I may have found the reason why the model can't be trained.

balancap / SSD-Tensorflow

Single Shot MultiBox Detector in TensorFlow

4.11k stars 1.89k forks source link

I may have found the reason why the model can't be trained. #331

Open stpraha opened 5 years ago

stpraha commented 5 years ago

in /nets/ssd_common.py, there is a line mask = tf.logical_and(mask, feat_scores > -0.5) which is a incorrect method. Look the comments at the front of the code block.

Follow the original SSD paper for that purpose:

assign values when jaccard > 0.5;

only update if beat the score of other bboxes.

However, this code line will update in any case. I hope it helps.

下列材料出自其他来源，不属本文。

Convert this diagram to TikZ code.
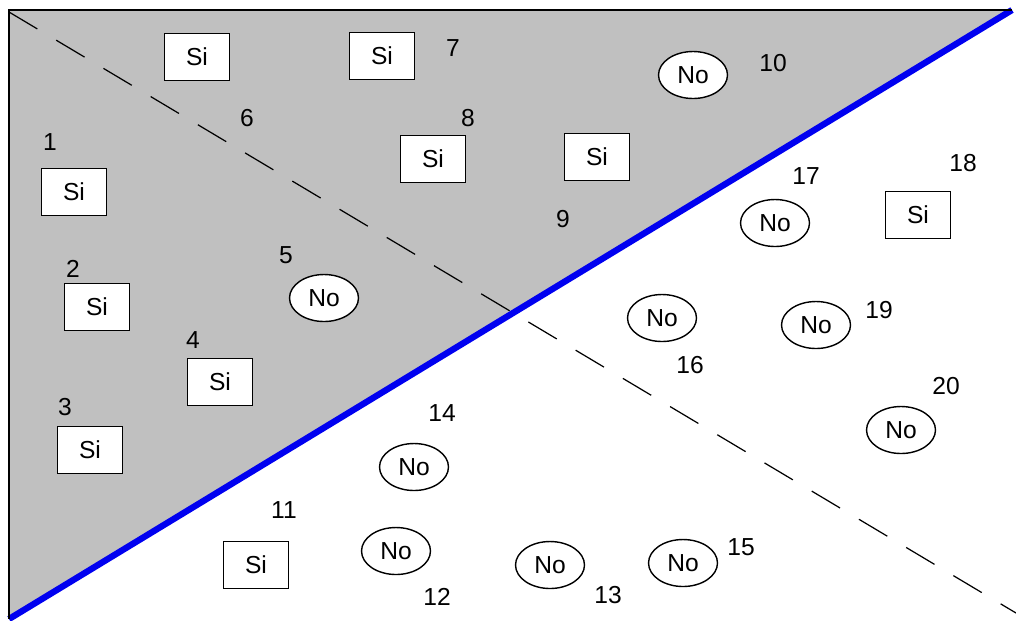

dereklll commented 5 years ago

I‘ll give you guy a sixsixsix.

dereklll commented 5 years ago

oh,no. I want my sixsixsix back.

stpraha commented 5 years ago

@dereklll 意思是一开始有效，后面又失效了？

dereklll commented 5 years ago

@dereklll 意思是一开始有效，后面又失效了？

你这样正样本loss全部为0，被mask了，total loss只有负样本的loss

stpraha commented 5 years ago

@dereklll balancap的loss似乎不止localization loss 和 classification loss。他好像把classification loss分为了positive loss和negative loss，并在negative sample上做了hard negative mining。我这里loss function也改了，改成直接暴力对所有正负样本计算交叉熵。

alwaysPKU commented 5 years ago

求问楼主怎么改的呢

stpraha commented 5 years ago

@alwaysqi 是说损失函数？你可以搜一下别的Tensorflow的SSD看一下，就是把balancap版本的positive loss和negative loss合成一整个交叉熵loss（其实本就该这样）。缺点就是hard negative mining不能用balancap的了，得自己重写，不然训练起来就特别慢。

chenjjjjuu commented 5 years ago

@alwaysqi 是说损失函数？你可以搜一下别的Tensorflow的SSD看一下，就是把balancap版本的positive loss和negative loss合成一整个交叉熵loss（其实本就该这样）。缺点就是hard negative mining不能用balancap的了，得自己重写，不然训练起来就特别慢。

老哥求您修改后的的代码，马上开题了，我来不及了，要死了要死了要死了

stpraha commented 5 years ago

@chenjjjjuu 我也没能用的代码。。不好意思哈。。

navy63 commented 5 years ago

也是纠结了半天，他这个代码的loss基本不可训练，mAP基本也就是0，训练不起来。不知道啥毛病。